* Material to process *

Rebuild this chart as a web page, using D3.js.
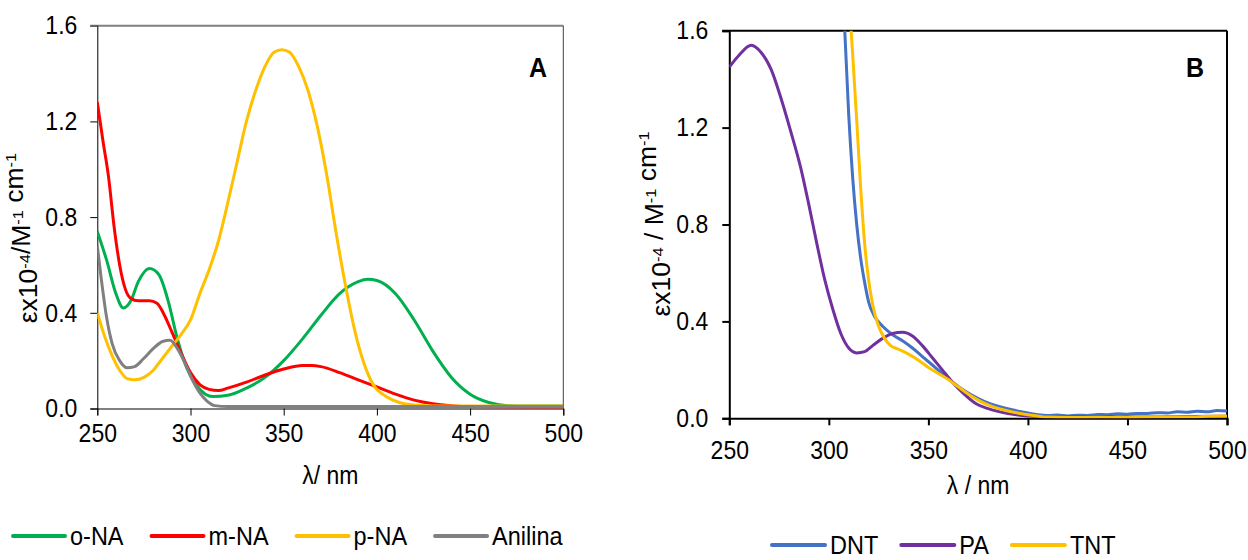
<!DOCTYPE html>
<html>
<head>
<meta charset="utf-8">
<script src="https://cdn.jsdelivr.net/npm/d3@7"></script>
<style>
  body { margin: 0; background: #fff; }
  text { font-family: "Liberation Sans", Arial, sans-serif; fill: #000; }
</style>
</head>
<body>
<div id="chart"></div>
<script>
// ---- data ----
// panel A: nitroanilines + aniline, wavelength (nm) / eps x1e-4
const oNA = [[250,0.74],[255,0.62],[260,0.48],[264,0.42],[268,0.45],[272,0.53],[278,0.585],[283,0.56],[288,0.45],[293,0.29],[298,0.17],[303,0.10],[308,0.06],[312,0.05],[320,0.055],[330,0.085],[340,0.13],[350,0.20],[360,0.29],[370,0.39],[380,0.48],[390,0.53],[395,0.54],[400,0.535],[410,0.48],[420,0.37],[430,0.24],[440,0.13],[450,0.06],[460,0.025],[470,0.012],[480,0.01],[500,0.01]];
const mNA = [[250,1.28],[253,1.12],[256,0.97],[259,0.76],[262,0.6],[265,0.5],[268,0.46],[272,0.45],[278,0.45],[282,0.44],[286,0.39],[290,0.32],[295,0.23],[300,0.15],[305,0.1],[310,0.08],[315,0.075],[320,0.085],[330,0.11],[340,0.14],[350,0.165],[360,0.18],[365,0.18],[370,0.175],[380,0.15],[390,0.12],[400,0.09],[410,0.06],[420,0.035],[430,0.02],[440,0.012],[450,0.008],[500,0.005]];
const pNA = [[250,0.40],[254,0.3],[258,0.22],[262,0.16],[266,0.125],[270,0.12],[275,0.13],[280,0.16],[285,0.21],[290,0.26],[295,0.31],[300,0.37],[305,0.48],[310,0.58],[315,0.70],[320,0.86],[325,1.03],[330,1.20],[335,1.33],[340,1.43],[345,1.49],[349,1.50],[353,1.49],[358,1.43],[363,1.33],[368,1.18],[373,0.98],[378,0.74],[383,0.52],[388,0.33],[393,0.19],[398,0.1],[405,0.05],[412,0.025],[420,0.015],[440,0.01],[500,0.01]];
const anilina = [[250,0.68],[252,0.55],[255,0.38],[258,0.27],[262,0.2],[266,0.17],[270,0.175],[275,0.21],[280,0.25],[285,0.28],[289,0.285],[293,0.25],[297,0.19],[301,0.12],[305,0.065],[309,0.03],[313,0.012],[320,0.008],[500,0.008]];

// panel B: explosives
const dnt = [[300,2.6],[305,2.0],[308,1.6],[310,1.25],[312,0.99],[314,0.8],[316,0.66],[318,0.56],[320,0.48],[323,0.42],[327,0.38],[332,0.345],[337,0.32],[342,0.29],[347,0.255],[352,0.22],[357,0.185],[362,0.15],[367,0.12],[372,0.095],[378,0.07],[385,0.05],[392,0.035],[400,0.022],[405,0.015],[410,0.012],[415,0.014],[420,0.01],[425,0.013],[430,0.012],[435,0.016],[440,0.015],[445,0.019],[450,0.017],[455,0.02],[460,0.02],[465,0.023],[470,0.022],[475,0.027],[480,0.025],[485,0.029],[490,0.027],[495,0.032],[500,0.03]];
const pa = [[250,1.45],[255,1.5],[261,1.54],[266,1.51],[271,1.44],[276,1.32],[281,1.18],[286,1.03],[290,0.88],[294,0.72],[298,0.57],[302,0.45],[306,0.35],[310,0.29],[314,0.27],[318,0.275],[322,0.3],[327,0.33],[332,0.35],[337,0.355],[342,0.34],[347,0.3],[352,0.25],[357,0.2],[362,0.15],[368,0.1],[374,0.06],[380,0.04],[390,0.02],[400,0.01],[420,0.005],[440,0.006],[460,0.005],[480,0.007],[500,0.008]];
const tnt = [[300,3.0],[306,2.2],[310,1.75],[312,1.5],[314,1.23],[316,0.95],[318,0.72],[320,0.57],[322,0.47],[325,0.38],[328,0.33],[331,0.3],[335,0.285],[340,0.265],[345,0.24],[350,0.21],[355,0.185],[360,0.16],[365,0.13],[370,0.1],[375,0.075],[380,0.055],[390,0.03],[400,0.015],[410,0.005],[420,0.003],[435,0.004],[450,0.003],[465,0.005],[480,0.005],[490,0.008],[500,0.01]];

const namesA = ["o-NA", "m-NA", "p-NA", "Anilina"];
const colorsA = ["#00B050", "#FF0000", "#FFC000", "#808080"];
const seriesA = [oNA, mNA, pNA, anilina];

const namesB = ["DNT", "PA", "TNT"];
const colorsB = ["#4472C4", "#7030A0", "#FFC000"];
const seriesB = [dnt, pa, tnt];

const xTicks = [250, 300, 350, 400, 450, 500];
const yTicks = [0, 0.4, 0.8, 1.2, 1.6];

// ---- drawing ----
const SY = 1.12; // text in the picture is a bit taller than wide
const svg = d3.select("#chart").append("svg").attr("width", 1248).attr("height", 560);

function label(x, y, txt, size, anchor, weight) {
  return svg.append("text")
    .attr("transform", `translate(${x},${y}) scale(1,${SY})`)
    .attr("text-anchor", anchor || "middle")
    .attr("dy", "0.35em")
    .style("font-size", size + "px")
    .style("font-weight", weight || "normal")
    .text(txt);
}

function yTitle(x, y, parts, size) {
  const t = svg.append("text")
    .attr("transform", `translate(${x},${y}) rotate(-90) scale(1.06,1)`)
    .attr("text-anchor", "middle")
    .attr("dy", "0.35em")
    .style("font-size", size + "px");
  parts.forEach(p => {
    if (p.sup) {
      t.append("tspan").attr("dy", -7).style("font-size", (size * 0.62) + "px").text(p.t);
      t.append("tspan").attr("dy", 7).text("");
    } else {
      t.append("tspan").text(p.t);
    }
  });
}

function panel(o) {
  const x = d3.scaleLinear().domain([250, 500]).range([o.left, o.right]);
  const y = d3.scaleLinear().domain([0, 1.6]).range([o.bottom, o.top]);

  const clipId = "clip" + o.id;
  svg.append("clipPath").attr("id", clipId).append("rect")
    .attr("x", o.left).attr("y", o.top).attr("width", o.right - o.left).attr("height", o.bottom - o.top);

  // frame
  svg.append("line").attr("x1", o.left - 7).attr("x2", o.right).attr("y1", o.top).attr("y2", o.top)
    .attr("stroke", o.topColor).attr("stroke-width", o.topW);
  svg.append("line").attr("x1", o.right).attr("x2", o.right).attr("y1", o.top).attr("y2", o.bottom)
    .attr("stroke", o.rightColor).attr("stroke-width", o.frameW);

  const gx = svg.append("g").attr("transform", `translate(0,${o.bottom})`)
    .call(d3.axisBottom(x).tickValues(xTicks).tickSize(7).tickFormat(d3.format("d")));
  const gy = svg.append("g").attr("transform", `translate(${o.left},0)`)
    .call(d3.axisLeft(y).tickValues(yTicks).tickSize(7).tickFormat(d3.format(".1f")));

  [gx, gy].forEach(g => {
    g.select(".domain").attr("stroke", "#000").attr("stroke-width", o.frameW);
    g.selectAll(".tick line").attr("stroke", "#000").attr("stroke-width", o.frameW);
    g.selectAll("text").style("font-size", o.tickSize + "px").style("font-family", "Liberation Sans, Arial, sans-serif")
      .attr("fill", "#000");
  });
  gx.selectAll("text").attr("y", o.xLabOff / SY).attr("transform", `scale(1,${SY})`);
  gy.selectAll("text").attr("x", -o.yLabOff).attr("transform", `scale(1,${SY})`);
  gy.select(".tick:last-of-type line").attr("stroke", o.topColor);

  const line = d3.line().x(d => x(d[0])).y(d => y(d[1])).curve(d3.curveMonotoneX);
  const g = svg.append("g").attr("clip-path", `url(#${clipId})`);
  o.series.forEach((s, i) => {
    g.append("path").datum(s).attr("d", line)
      .attr("fill", "none").attr("stroke", o.colors[i]).attr("stroke-width", 3)
      .attr("stroke-linejoin", "round");
  });

  label(o.letterX, o.letterY, o.letter, 25, "middle", "bold");
  label((o.left + o.right) / 2 + o.xTitleDx, o.xTitleY, o.xTitle, o.tickSize, "middle");
  yTitle(o.yTitleX, o.yTitleY, o.yTitle, o.yTitleSize);

  // legend
  let lx = o.legX;
  o.names.forEach((n, i) => {
    svg.append("line").attr("x1", lx).attr("x2", lx + o.legLine).attr("y1", o.legY).attr("y2", o.legY)
      .attr("stroke", o.colors[i]).attr("stroke-width", 4).attr("stroke-linecap", "round");
    const t = label(lx + o.legLine + 5, o.legY, n, o.legSize, "start");
    lx += o.legLine + 5 + t.node().getComputedTextLength() + o.legGap;
  });
}

panel({
  id: "A", left: 97.3, right: 563.3, top: 25.7, bottom: 408.5,
  topColor: "#808080", rightColor: "#404040", frameW: 1, topW: 2,
  tickSize: 23, xLabOff: 15, yLabOff: 20,
  series: seriesA, colors: colorsA, names: namesA,
  letter: "A", letterX: 538, letterY: 67,
  xTitle: "λ/ nm", xTitleDx: 0, xTitleY: 475,
  yTitleX: 28, yTitleY: 238, yTitleSize: 25,
  yTitle: [{t: "εx10"}, {t: "-4", sup: true}, {t: "/M"}, {t: "-1", sup: true}, {t: " cm"}, {t: "-1", sup: true}],
  legX: 13, legY: 536, legLine: 52, legSize: 23.5, legGap: 28
});

panel({
  id: "B", left: 729.3, right: 1227, top: 30.7, bottom: 418.3,
  topColor: "#000", rightColor: "#000", frameW: 2, topW: 2,
  tickSize: 23, xLabOff: 22, yLabOff: 21,
  series: seriesB, colors: colorsB, names: namesB,
  letter: "B", letterX: 1195, letterY: 67,
  xTitle: "λ / nm", xTitleDx: 0, xTitleY: 485,
  yTitleX: 661, yTitleY: 224, yTitleSize: 25,
  yTitle: [{t: "εx10"}, {t: "-4", sup: true}, {t: " / M"}, {t: "-1", sup: true}, {t: " cm"}, {t: "-1", sup: true}],
  legX: 772, legY: 545, legLine: 53, legSize: 23.5, legGap: 23
});
</script>
</body>
</html>
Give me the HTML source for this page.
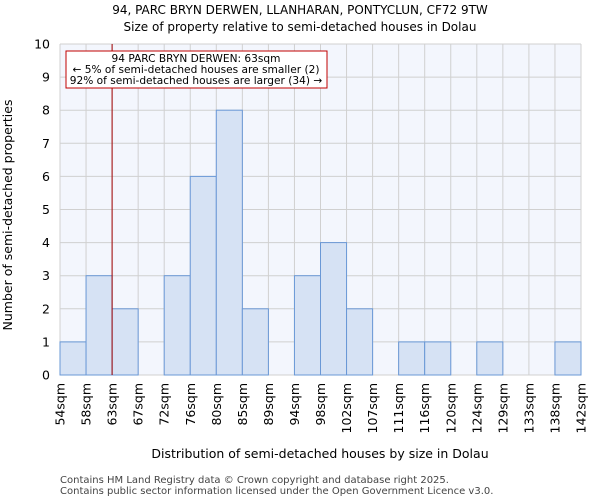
<!DOCTYPE html>
<html><head><meta charset="utf-8"><style>body{margin:0;background:#fff;font-family:"DejaVu Sans","Liberation Sans",sans-serif}</style></head>
<body>
<svg id="chart" width="600" height="500" xmlns="http://www.w3.org/2000/svg" font-family="DejaVu Sans, Liberation Sans, sans-serif">
<text x="300" y="14" font-size="12" text-anchor="middle">94, PARC BRYN DERWEN, LLANHARAN, PONTYCLUN, CF72 9TW</text>
<text x="300" y="31" font-size="12" text-anchor="middle">Size of property relative to semi-detached houses in Dolau</text>
<rect x="60" y="44" width="521" height="331" fill="#f3f6fd"/>
<g id="grid"></g><g id="bars"></g><g id="axes"></g>
<text x="320" y="458" font-size="12.5" text-anchor="middle">Distribution of semi-detached houses by size in Dolau</text>
<text transform="translate(12,215) rotate(-90)" font-size="12.5" text-anchor="middle">Number of semi-detached properties</text>
<text x="60" y="483" font-size="10" fill="#444">Contains HM Land Registry data © Crown copyright and database right 2025.</text>
<text x="60" y="494" font-size="10" fill="#444">Contains public sector information licensed under the Open Government Licence v3.0.</text>
</svg>
<script>
const binLabels=["54sqm","58sqm","63sqm","67sqm","72sqm","76sqm","80sqm","85sqm","89sqm","94sqm","98sqm","102sqm","107sqm","111sqm","116sqm","120sqm","124sqm","129sqm","133sqm","138sqm","142sqm"];
const counts=[1,3,2,0,3,6,8,2,0,3,4,2,0,1,1,0,1,0,0,1];
const yTicks=[0,1,2,3,4,5,6,7,8,9,10];
const markerIndex=2;
const NS="http://www.w3.org/2000/svg";
const x0=60,x1=581,y0=375,y1=44,yMax=10;
const bw=(x1-x0)/counts.length;
const xs=i=>x0+i*bw;
const ys=v=>y0-(v/yMax)*(y0-y1);
function mk(p,t,a){const e=document.createElementNS(NS,t);for(const k in a)e.setAttribute(k,a[k]);p.appendChild(e);return e;}
const grid=document.getElementById('grid'),bars=document.getElementById('bars'),axes=document.getElementById('axes');
yTicks.forEach(t=>{
  const l=mk(grid,'line',{x1:x0,x2:x1,y1:ys(t),y2:ys(t),stroke:'#d0d0d0','stroke-width':1});
  
  
  const tx=mk(axes,'text',{x:x0-10,y:ys(t)+4.5,'font-size':12.5,'text-anchor':'end'});
  tx.textContent=t;
  
  
});
binLabels.forEach((lab,i)=>{
  const l=mk(grid,'line',{x1:xs(i),x2:xs(i),y1:y1,y2:y0,stroke:'#d0d0d0','stroke-width':1});
  
  
  const tx=mk(axes,'text',{transform:`translate(${xs(i)+4.5},${y0+8}) rotate(-90)`,'font-size':12.5,'text-anchor':'end'});
  tx.textContent=lab;
  
  
});
counts.forEach((c,i)=>{
  if(c<=0)return;
  const r=mk(bars,'rect',{x:xs(i),y:ys(c),width:bw,height:y0-ys(c),fill:'#d6e2f4',stroke:'#6a98d6','stroke-width':1});
  
  
});
const ml=mk(axes,'line',{x1:xs(markerIndex),x2:xs(markerIndex),y1:y1,y2:y0,stroke:'#a00000','stroke-width':1});


const box=mk(axes,'rect',{x:66,y:51,width:261,height:37,fill:'#fff',stroke:'#c00000','stroke-width':1});


["94 PARC BRYN DERWEN: 63sqm","← 5% of semi-detached houses are smaller (2)","92% of semi-detached houses are larger (34) →"].forEach((s,k)=>{
  const t=mk(axes,'text',{x:196,y:62+k*11,'font-size':10.6,'text-anchor':'middle'});
  t.textContent=s;
  
  
});
</script>
</body></html>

* The exercise *
Filter the records above for lines containing the word "chart", and copy those lines.

* Response *
Rebuild this chart as a web page, using D3.js.
<div id="chart"></div>
const svg = d3.select("#chart").append("svg").attr("width", 1248).attr("height", 560);
<svg id="chart" width="600" height="500" xmlns="http://www.w3.org/2000/svg" font-family="DejaVu Sans, Liberation Sans, sans-serif">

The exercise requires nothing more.